R/find_terms_in_model.R

@@ -1,14 +1,15 @@
 # function to identify terms in model formula
-## @return A three-element list containing: 
+## @return A four-element list containing:
 ## - `nnames` (numeric variables)
 ## - `lnames` (logical variables)
 ## - `fnames` (factor variables)
+## - `all` all variables in the order they appear in a model formula
 find_terms_in_model <- function(model, variables = NULL) {
     UseMethod("find_terms_in_model")
 }
 
 find_terms_in_model.default <- function(model, variables = NULL) {
-    
+
     # identify classes of terms in `model`
     if (!is.null(attributes(terms(model))[["dataClasses"]])) {
         ## first look in the `terms(model)`
@@ -29,30 +30,31 @@ find_terms_in_model.default <- function(model, variables = NULL) {
             stop("No variable classes found in model.")
         }
     }
-    
+
     # drop specially named "(weights)" variables
     classes <- classes[!names(classes) %in% "(weights)"]
-    
+
     # handle character variables as factors
     classes[classes == "character"] <- "factor"
     ## cleanup names of terms
     names(classes) <- clean_terms(names(classes))
-    
+
     # drop instruments, if applicable
     if (inherits(model, "ivreg")) {
         regressors <- clean_terms(attr(model$terms$regressors, "term.labels"))
         instruments <- clean_terms(attr(model$terms$instruments, "term.labels"))
         instruments <- instruments[!instruments %in% regressors]
         classes <- classes[!names(classes) %in% instruments]
     }
-    
+
     # identify factors versus numeric terms in `model`, and examine only unique terms
     vars <- list(
       nnames = unique(names(classes)[!classes %in% c("factor", "ordered", "logical")]),
       lnames = unique(names(classes)[classes == "logical"]),
-      fnames = unique(names(classes)[classes %in% c("factor", "ordered")])
+      fnames = unique(names(classes)[classes %in% c("factor", "ordered")]),
+      all = unique(names(classes))
     )
-    
+
     # subset of variables for which to compute the marginal effects
     if (!is.null(variables)) {
         tmp <- c(vars$nnames, vars$lnames, vars$fnames)

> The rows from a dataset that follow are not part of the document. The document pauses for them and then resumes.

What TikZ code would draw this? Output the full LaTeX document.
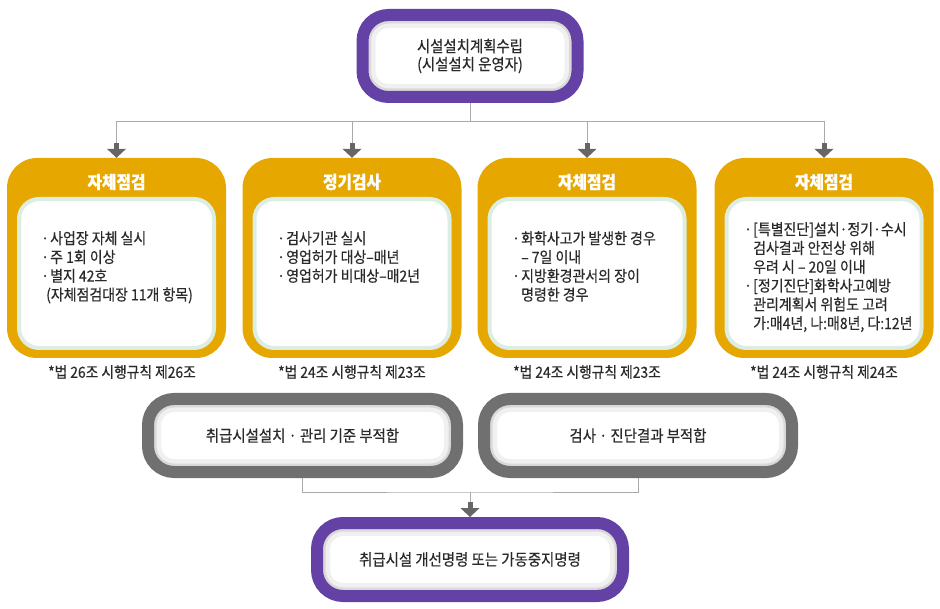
\documentclass[tikz,border=0pt]{standalone}
\usepackage{fontspec}
\setmainfont{Noto Sans CJK KR}[FakeStretch=0.9,FakeBold=0.4]
\usetikzlibrary{arrows.meta}
\definecolor{planpurple}{HTML}{6441A5}
\definecolor{checkorange}{HTML}{E6A800}
\definecolor{ringgray}{HTML}{707070}
\definecolor{linegray}{HTML}{AAAAAA}
\definecolor{arrowgray}{HTML}{666666}
\definecolor{glow}{HTML}{DCEDE3}
\definecolor{textdark}{HTML}{2A2A2A}
\newcommand\bul{\makebox[9pt][l]{·}}
\newcommand\ind{\hspace*{9pt}}
\tikzset{
  ring/.style={draw=#1, line width=12pt, fill=white, rounded corners=26pt,
    text=textdark, font=\fontsize{16}{18}\selectfont, align=center,
    path picture={
      \draw[rounded corners=26pt, line width=26pt, black!6]
        (path picture bounding box.south west) rectangle (path picture bounding box.north east);
      \draw[rounded corners=26pt, line width=17pt, black!15]
        (path picture bounding box.south west) rectangle (path picture bounding box.north east);}},
  chkbox/.style={fill=checkorange, rounded corners=30pt, minimum width=219pt,
    minimum height=200pt, inner sep=0pt},
  inbox/.style={fill=white, draw=glow, line width=4pt, rounded corners=20pt,
    minimum width=195pt, minimum height=149pt},
  title/.style={text=white, font=\fontsize{17.5}{19}\selectfont\bfseries},
  items/.style={anchor=north west, inner sep=0pt, align=left, text=textdark,
    font=\fontsize{15.5}{18.8}\selectfont},
  note/.style={text=textdark, font=\fontsize{15.3}{17}\selectfont},
  conn/.style={draw=linegray, line width=1pt},
  tip/.style={-{Rectangle[width=5pt,length=6pt,color=arrowgray,fill=arrowgray]
    Triangle[width=19pt,length=9pt,color=arrowgray,fill=arrowgray]}}
}
\begin{document}
\begin{tikzpicture}[x=1pt,y=-1pt]
\useasboundingbox (0,0) rectangle (940,609);
\node[ring=planpurple, minimum width=215pt, minimum height=82pt] (plan) at (470,56)
  {시설설치계획수립\\(시설설치 운영자)};
% four check columns
\node[chkbox] (chk1) at (116.5,258) {};
\node[chkbox] (chk2) at (352,258) {};
\node[chkbox] (chk3) at (587,258) {};
\node[chkbox] (chk4) at (824,258) {};
\node[title] (t1) at (116.5,182) {자체점검};
\node[title] (t2) at (352,182) {정기검사};
\node[title] (t3) at (587,182) {자체점검};
\node[title] (t4) at (824,182) {자체점검};
\node[inbox] (in1) at (116.5,273.5) {};
\node[inbox] (in2) at (352,273.5) {};
\node[inbox] (in3) at (587,273.5) {};
\node[inbox] (in4) at (824,273.5) {};
\node[items] (it1) at (41,231) {\bul 사업장 자체 실시\\\bul 주 1회 이상\\\bul 별지 42호\\\hspace*{5pt}(자체점검대장 11개 항목)};
\node[items] (it2) at (277,231) {\bul 검사기관 실시\\\bul 영업허가 대상–매년\\\bul 영업허가 비대상–매2년};
\node[items] (it3) at (512,231) {\bul 화학사고가 발생한 경우\\\ind – 7일 이내\\\bul 지방환경관서의 장이\\\ind 명령한 경우};
\node[items] (it4) at (744,222) {\bul [특별진단]설치·정기·수시\\\ind 검사결과 안전상 위해\\\ind 우려 시 – 20일 이내\\\bul [정기진단]화학사고예방\\\ind 관리계획서 위험도 고려\\\ind 가:매4년, 나:매8년, 다:12년};
\node[note] (fn1) at (122,372) {*법 26조 시행규칙 제26조};
\node[note] (fn2) at (352,372) {*법 24조 시행규칙 제23조};
\node[note] (fn3) at (587,372) {*법 24조 시행규칙 제23조};
\node[note] (fn4) at (824,372) {*법 24조 시행규칙 제24조};
% unsuitable results and order
\node[ring=ringgray, minimum width=309pt, minimum height=73pt] (bad1) at (302.5,435.5)
  {취급시설설치 · 관리 기준 부적합};
\node[ring=ringgray, minimum width=308pt, minimum height=73pt] (bad2) at (638,435.5)
  {검사 · 진단결과 부적합};
\node[ring=planpurple, minimum width=306pt, minimum height=73pt] (order) at (470,559.5)
  {취급시설 개선명령 또는 가동중지명령};
\coordinate (split) at (470,122);
\coordinate (merge) at (470,492);
\draw[conn] (plan.south) -- (split);
\foreach \i in {1,...,4}
  \draw[conn,tip] (split) -| (chk\i.north);
\draw[conn] (bad1.south) |- (merge) -| (bad2.south);
\draw[conn,tip] (merge) -- (order.north);
\end{tikzpicture}
\end{document}
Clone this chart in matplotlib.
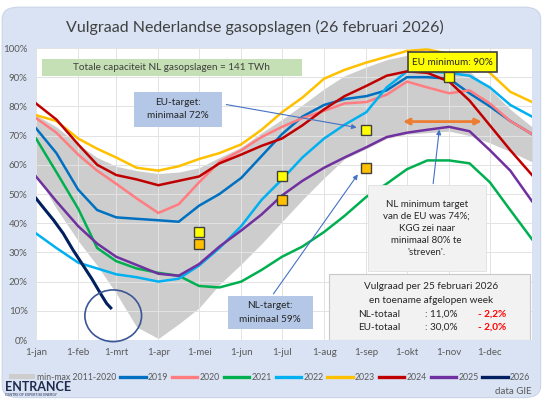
import matplotlib.pyplot as plt
from matplotlib.patches import Rectangle, Ellipse, FancyBboxPatch, Patch
from matplotlib.lines import Line2D

plt.rcParams['font.family'] = ['Lato', 'DejaVu Sans']

# dag van het jaar (0 = 1 januari)
dagen = [0, 15, 31, 45, 59, 74, 90, 105, 120, 135, 151, 166, 181, 196, 212,
         227, 243, 258, 273, 288, 304, 319, 334, 349, 365]

band_min = [57, 45, 34, 25.5, 16, 4.5, 0.5, 5.5, 11, 19, 26, 33, 40.5, 48, 55.5,
            62, 65.5, 69, 70.5, 71, 71.5, 70, 67.5, 64.5, 61]
band_max = [77, 73, 67, 62.5, 59.5, 58, 57, 57.5, 59, 62.5, 66, 71, 75.5, 80.5, 86,
            90.5, 93.5, 96, 97.5, 97, 95.5, 92, 86, 79, 73]

v2019 = [72.5, 64, 51.5, 44.5, 42, 41.5, 41, 40.5, 46, 50, 55.5, 63, 70.5, 76.5, 80.5,
         82.5, 83.5, 85.5, 90, 90, 89.5, 84.5, 80, 75, 70.5]
v2020 = [76, 71, 63.5, 58, 53.5, 48.5, 43.5, 46.5, 54, 61, 65, 69.5, 73, 76, 78.5,
         81, 81.5, 84, 88.5, 86.5, 84.5, 85.5, 81, 75, 70.5]
v2021 = [69, 57.5, 45, 31.5, 27, 24.5, 23, 22, 18.5, 18, 20, 24, 28.5, 32, 37,
         42.5, 49, 53.5, 58.5, 61.5, 61.5, 60.5, 54, 44.5, 34.5]
v2022 = [36.5, 31.5, 26.5, 24.5, 22.5, 21.5, 20, 21, 25.5, 31.5, 39, 48, 55, 62.5, 69,
         73.7, 78, 86.5, 92, 92, 91.5, 90.5, 86.5, 80.5, 76.5]
v2023 = [77, 75, 69, 65.5, 62.5, 59, 58, 59.5, 62, 64, 67, 72, 78, 83, 89.5,
         92.5, 95, 97, 99, 99.5, 98, 96, 91.5, 85, 81.5]
v2024 = [81, 75.5, 67, 60, 56.5, 55, 53, 54.5, 56, 60.5, 63.5, 66.5, 69, 73.5, 79,
         83.5, 87, 90.5, 92, 91.5, 88.5, 82, 73.5, 65, 56.5]
v2025 = [56, 47.5, 39, 33, 28.5, 25.7, 22.7, 22, 26, 32, 37.5, 43, 49.5, 54.5, 59,
         62.5, 66, 69.5, 71, 72, 73, 71.5, 65, 58, 47.5]

dagen_2026 = [0, 6, 13, 20, 27, 34, 41, 48, 52, 55]
v2026 = [48.5, 45, 41, 36.5, 31, 26, 21, 15.5, 12.5, 11.0]

eu_dagen = [120, 181, 243, 304]
eu_target = [37, 56, 72, 90]
nl_dagen = [120, 181, 243]
nl_target = [33, 48, 59]

maand_dagen = [0, 31, 59, 90, 120, 151, 181, 212, 243, 273, 304, 334]
maand_labels = ['1-jan', '1-feb', '1-mrt', '1-apr', '1-mei', '1-jun', '1-jul',
                '1-aug', '1-sep', '1-okt', '1-nov', '1-dec']

reeksen = [
    ('2019', v2019, '#0070c0'),
    ('2020', v2020, '#ff7c80'),
    ('2021', v2021, '#00b050'),
    ('2022', v2022, '#00b0f0'),
    ('2023', v2023, '#ffc000'),
    ('2024', v2024, '#c00000'),
    ('2025', v2025, '#7030a0'),
]
kleur_2026 = '#002060'
grijs = '#595959'

fig = plt.figure(figsize=(5.45, 4.0), dpi=100)
fig.patch.set_facecolor('white')
achtergrond = FancyBboxPatch((0.004, 0.006), 0.988, 0.976,
                             boxstyle='round,pad=0,rounding_size=0.03',
                             transform=fig.transFigure, facecolor='#dae3f3',
                             edgecolor='#c9d5e8', lw=0.8, zorder=-10)
fig.patches.append(achtergrond)

ax = fig.add_axes([0.0661, 0.15, 0.9101, 0.73])
ax.set_zorder(1)
ax.set_facecolor('white')
ax.set_xlim(0, 365)
ax.set_ylim(0, 100)

ax.fill_between(dagen, band_min, band_max, color='#cdcdcd', lw=0, zorder=1)

ax.set_axisbelow(False)
ax.grid(True, color='#e3e3e3', lw=0.7)
ax.set_xticks(maand_dagen)
ax.set_xticklabels(maand_labels)
ax.set_yticks(range(0, 101, 10))
ax.set_yticklabels([f'{v}%' for v in range(0, 101, 10)])
ax.tick_params(length=0, labelsize=7, colors=grijs, pad=6)
for s in ax.spines.values():
    s.set_visible(False)

for naam, waarden, kleur in reeksen:
    ax.plot(dagen, waarden, color=kleur, lw=1.8, zorder=3)
ax.plot(dagen_2026, v2026, color=kleur_2026, lw=2.2, zorder=4)

ax.plot(eu_dagen, eu_target, 's', ms=6.5, mfc='#ffff00', mec='#404040', mew=1, zorder=6)
ax.plot(nl_dagen, nl_target, 's', ms=6.5, mfc='#ffc000', mec='#404040', mew=1, zorder=6)

ax.add_patch(Ellipse((56.8, 8.3), 41.7, 17.7, fill=False, ec='#3b5694', lw=1.2,
                     zorder=5, clip_on=False))

# kaders met tekst
ax.add_patch(Rectangle((4.4, 90.4), 191.2, 5.8, fc='#c5e0b4', ec='none', zorder=5))
ax.text(100, 93.3, 'Totale capaciteit NL gasopslagen = 141 TWh', ha='center',
        va='center', fontsize=7.2, color='#404040', zorder=6)

ax.add_patch(Rectangle((72, 73), 64.8, 12, fc='#b4c7e7', ec='none', zorder=5))
ax.text(104.4, 79, 'EU-target:\nminimaal 72%', ha='center', va='center',
        fontsize=7.2, color='#262626', linespacing=1.6, zorder=6)
ax.annotate('', xy=(238, 72.6), xytext=(138, 80.8),
            arrowprops=dict(arrowstyle='-|>', color='#4472c4', lw=0.8,
                            mutation_scale=7), zorder=6)

ax.add_patch(Rectangle((273.5, 91.8), 65.5, 6.8, fc='#ffff00', ec='#404040', lw=1.2,
                       zorder=7, clip_on=False))
ax.text(306.2, 95.2, 'EU minimum: 90%', ha='center', va='center', fontsize=7.2,
        color='#262626', zorder=8)

ax.annotate('', xy=(330, 74.8), xytext=(268, 74.8),
            arrowprops=dict(arrowstyle='<|-|>', color='#ed7d31', lw=2,
                            mutation_scale=9), zorder=6)

ax.add_patch(Rectangle((244, 23.5), 87, 29.5, fc='#f2f2f2', ec='#e0e0e0', lw=0.6,
                       zorder=5))
ax.text(287.5, 38.2, "NL minimum target\nvan de EU was 74%;\nKGG zei naar\n"
        "minimaal 80% te\n'streven'.", ha='center', va='center', fontsize=7,
        color='#262626', linespacing=1.45, zorder=6)
ax.annotate('', xy=(297, 73), xytext=(292, 52.6),
            arrowprops=dict(arrowstyle='-|>', color='#4472c4', lw=0.8,
                            mutation_scale=7), zorder=6)

ax.add_patch(Rectangle((141, 3.8), 62.7, 11.2, fc='#b4c7e7', ec='none', zorder=5))
ax.text(172.4, 9.4, 'NL-target:\nminimaal 59%', ha='center', va='center',
        fontsize=7.2, color='#262626', linespacing=1.6, zorder=6)
ax.annotate('', xy=(238, 57.5), xytext=(173.5, 15),
            arrowprops=dict(arrowstyle='-|>', color='#4472c4', lw=0.8,
                            mutation_scale=7), zorder=6)

ax.add_patch(Rectangle((215.4, 0), 147.8, 22.6, fc='#f2f2f2', ec='#c8c8c8', lw=0.8,
                       zorder=5))
ax.text(290.4, 18.3, 'Vulgraad per 25 februari 2026', ha='center', va='center',
        fontsize=7.2, color='#262626', zorder=6)
ax.text(290.4, 13.6, 'en toename afgelopen week', ha='center', va='center',
        fontsize=7.2, color='#262626', zorder=6)
for y, naam, waarde, toename in [(8.9, 'NL-totaal', ': 11,0%', '- 2,2%'),
                                 (4.3, 'EU-totaal', ': 30,0%', '- 2,0%')]:
    ax.text(236.8, y, naam, ha='left', va='center', fontsize=7.2, color='#262626', zorder=6)
    ax.text(286, y, waarde, ha='left', va='center', fontsize=7.2, color='#262626', zorder=6)
    ax.text(325, y, toename, ha='left', va='center', fontsize=7.2, color='#ff0000',
            fontweight='bold', zorder=6)

fig.text(0.468, 0.932, 'Vulgraad Nederlandse gasopslagen (26 februari 2026)',
         ha='center', va='center', fontsize=11.5, color='#404040')

handles = [Patch(fc='#cdcdcd', ec='none', label='min-max 2011-2020')]
for naam, waarden, kleur in reeksen:
    handles.append(Line2D([], [], color=kleur, lw=2.4, label=naam))
handles.append(Line2D([], [], color=kleur_2026, lw=2.4, label='2026'))
leg = fig.legend(handles=handles, loc='center', bbox_to_anchor=(0.495, 0.0575),
                 ncol=9, frameon=False, fontsize=6.3, handlelength=2.9,
                 handleheight=0.6, columnspacing=0.45, handletextpad=0.25)
for t in leg.get_texts():
    t.set_color(grijs)

fig.text(0.01, 0.032, 'ENTRANCE', ha='left', va='center', fontsize=9,
         fontweight='bold', color='#1f2a4d')
fig.text(0.01, 0.012, 'CENTRE OF EXPERTISE ENERGY', ha='left', va='center',
         fontsize=2.5, color='#1f2a4d')
fig.text(0.976, 0.02, 'data GIE', ha='right', va='center', fontsize=7, color=grijs)

fig.savefig('out.png', dpi=100, facecolor=fig.get_facecolor())
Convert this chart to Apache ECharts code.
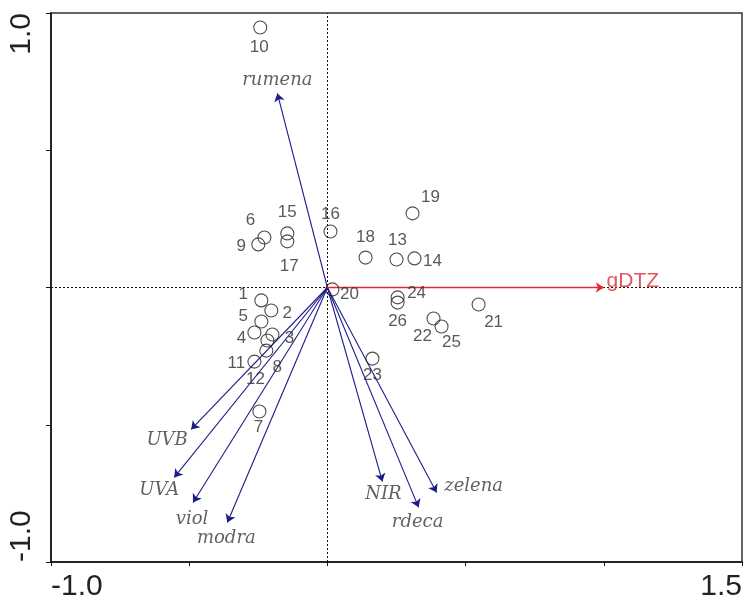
<!DOCTYPE html>
<html>
<head>
<meta charset="utf-8">
<script src="https://cdn.jsdelivr.net/npm/echarts@6/dist/echarts.min.js"></script>
<style>
  html, body { margin: 0; padding: 0; background: #ffffff; }
  #chart { width: 744px; height: 596px; }
</style>
</head>
<body>
<div id="chart"></div>
<script>
// Sample scores (ordination axis 1 / axis 2)
const sampleIds = ['1','2','3','4','5','6','7','8','9','10','11','12','13',
                   '14','15','16','17','18','19','20','21','22','23','24','25','26'];
const sampleX = [-0.239,-0.203,-0.199,-0.264,-0.239,-0.228,-0.246,-0.221,-0.250,-0.243,-0.264,-0.217, 0.250,
                  0.315,-0.145, 0.011,-0.145, 0.138, 0.308, 0.018, 0.547, 0.384, 0.163, 0.254, 0.413, 0.254];
const sampleY = [-0.047,-0.084,-0.171,-0.164,-0.124, 0.182,-0.452,-0.230, 0.157, 0.947,-0.270,-0.193, 0.102,
                  0.106, 0.197, 0.204, 0.168, 0.109, 0.270,-0.007,-0.062,-0.113,-0.259,-0.036,-0.142,-0.055];

// Explanatory variables (arrow tips)
const varNames = ['rumena','UVB','UVA','viol','modra','NIR','rdeca','zelena'];
const varX = [-0.181,-0.493,-0.554,-0.486,-0.362, 0.199, 0.330, 0.395];
const varY = [ 0.707,-0.517,-0.692,-0.783,-0.856,-0.707,-0.801,-0.747];

// Response variable
const respNames = ['gDTZ'];
const respX = [1.0];
const respY = [0.0];

// Axis ranges and the tick values that carry a label
const xRange = [-1.0, 1.5];
const yRange = [-1.0, 1.0];
const tickStep = 0.5;
const xLabelValues = [-1.0, 1.5];
const yLabelValues = [-1.0, 1.0];

// Label placement (pixel offsets from the mark)
const sampleLabelOffset = {
  '1':[-18,-6], '2':[16,3], '3':[17,4], '4':[-13,6], '5':[-18,-5], '6':[-14,-17],
  '7':[-1,16], '8':[11,17], '9':[-17,2], '10':[-1,20], '11':[-18,2], '12':[-12,39],
  '13':[1,-19], '14':[18,3], '15':[0,-21], '16':[0,-17], '17':[2,25], '18':[0,-20],
  '19':[18,-16], '20':[17,5], '21':[15,18], '22':[-11,18], '23':[0,17], '24':[19,-4],
  '25':[10,16], '26':[0,19]
};
const varLabelOffset = {
  rumena:[0,-13], UVB:[-24,11], UVA:[-15,13], viol:[-1,17], modra:[-1,16],
  NIR:[1,13], rdeca:[-1,15], zelena:[37,-6]
};
const respLabelOffset = { gDTZ:[29,-6] };

const ARROW_BLUE = '#1c1c8a';
const ARROW_RED = '#e02a34';
const TEXT = '#2e2e2e';

const chart = echarts.init(document.getElementById('chart'), null, { renderer: 'canvas' });

const fmt = (vals) => (v) => vals.some(t => Math.abs(t - v) < 1e-9) ? v.toFixed(1) : '';

// all arrows share one lines series; the response arrow gets its own colour
const arrowData = varNames.map((n, i) => ({ coords: [[0, 0], [varX[i], varY[i]]] }))
  .concat(respNames.map((n, i) => ({
    coords: [[0, 0], [respX[i], respY[i]]],
    lineStyle: { color: ARROW_RED, width: 1.3 },
    itemStyle: { color: ARROW_RED }
  })));

const option = {
  animation: false,
  backgroundColor: '#ffffff',
  grid: {
    left: 51, right: 2, top: 13, bottom: 34,
    containLabel: false,
    outerBoundsMode: 'none',
    show: true, borderColor: '#333', borderWidth: 1.5, backgroundColor: 'transparent'
  },
  xAxis: {
    type: 'value', min: xRange[0], max: xRange[1], interval: tickStep,
    axisLine: { show: true, onZero: false, lineStyle: { color: '#111', width: 1.5 } },
    axisTick: { show: true, length: 4, lineStyle: { color: '#111' } },
    splitLine: { show: false },
    axisLabel: {
      formatter: fmt(xLabelValues), fontFamily: 'Liberation Sans, Arial, sans-serif',
      fontSize: 30, color: '#222', margin: 10,
      alignMinLabel: 'left', alignMaxLabel: 'right', hideOverlap: false
    }
  },
  yAxis: {
    type: 'value', min: yRange[0], max: yRange[1], interval: tickStep,
    axisLine: { show: true, onZero: false, lineStyle: { color: '#111', width: 1.5 } },
    axisTick: { show: true, length: 5, lineStyle: { color: '#111' } },
    splitLine: { show: false },
    axisLabel: {
      formatter: fmt(yLabelValues), rotate: 90, fontFamily: 'Liberation Sans, Arial, sans-serif',
      fontSize: 30, color: '#222', margin: 14,
      alignMinLabel: 'left', alignMaxLabel: 'right', hideOverlap: false
    }
  },
  series: [
    {
      // dotted zero lines through the origin
      type: 'lines', coordinateSystem: 'cartesian2d', silent: true, z: 1,
      lineStyle: { color: '#111', width: 1, type: [2, 2], opacity: 1 },
      data: [
        { coords: [[0, yRange[0]], [0, yRange[1]]] },
        { coords: [[xRange[0], 0], [xRange[1], 0]] }
      ]
    },
    {
      // variable arrows
      type: 'lines', coordinateSystem: 'cartesian2d', silent: true, z: 3,
      symbol: ['none', 'arrow'], symbolSize: 8,
      lineStyle: { color: ARROW_BLUE, width: 1.1, opacity: 1 },
      data: arrowData
    },
    {
      // sample points
      type: 'scatter', z: 4, symbol: 'circle', symbolSize: 13,
      itemStyle: { color: 'rgba(255,255,255,0)', borderColor: '#222', borderWidth: 1.1 },
      data: sampleIds.map((id, i) => ({
        name: id, value: [sampleX[i], sampleY[i]],
        label: { offset: sampleLabelOffset[id] }
      })),
      label: {
        show: true, position: 'inside', formatter: '{b}',
        fontFamily: 'Liberation Sans, Arial, sans-serif', fontSize: 17, color: TEXT,
        align: 'center', verticalAlign: 'middle'
      }
    },
    {
      // arrow labels
      type: 'scatter', z: 5, symbolSize: 0, silent: true,
      data: varNames.map((n, i) => ({
        name: n, value: [varX[i], varY[i]],
        label: { offset: varLabelOffset[n] }
      })),
      label: {
        show: true, position: 'inside', formatter: '{b}',
        fontFamily: 'DejaVu Serif, serif', fontStyle: 'italic', fontSize: 18, color: '#3a3a3a',
        align: 'center', verticalAlign: 'middle'
      }
    },
    {
      type: 'scatter', z: 5, symbolSize: 0, silent: true,
      data: respNames.map((n, i) => ({
        name: n, value: [respX[i], respY[i]],
        label: { offset: respLabelOffset[n] }
      })),
      label: {
        show: true, position: 'inside', formatter: '{b}',
        fontFamily: 'Liberation Sans, Arial, sans-serif', fontSize: 21, color: ARROW_RED,
        align: 'center', verticalAlign: 'middle'
      }
    }
  ]
};

chart.setOption(option);
</script>
</body>
</html>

@@ -63,7 +65,7 @@ find_terms_in_model.default <- function(model, variables = NULL) {
         vars$lnames <- vars$lnames[vars$lnames %in% variables]
         vars$fnames <- vars$fnames[vars$fnames %in% variables]
     }
-    
+
     # check whether the list is completely NULL
     if (is.null(unlist(vars))) {
         stop("No variables found in model.")
@@ -72,13 +74,13 @@ find_terms_in_model.default <- function(model, variables = NULL) {
 }
 
 find_terms_in_model.merMod <- function(model, variables = NULL) {
-    
+
     # require lme4 package in order to identify random effects terms
     requireNamespace("lme4")
-    
+
     # call default method
     varslist <- find_terms_in_model.default(model, variables)
-    
+
     # sanitize `varlist` to remove random effects terms
     fixed <- all.vars(formula(model, fixed.only = TRUE))[-1L]
     varslist[] <- lapply(varslist, function(vartype) vartype[vartype %in% fixed])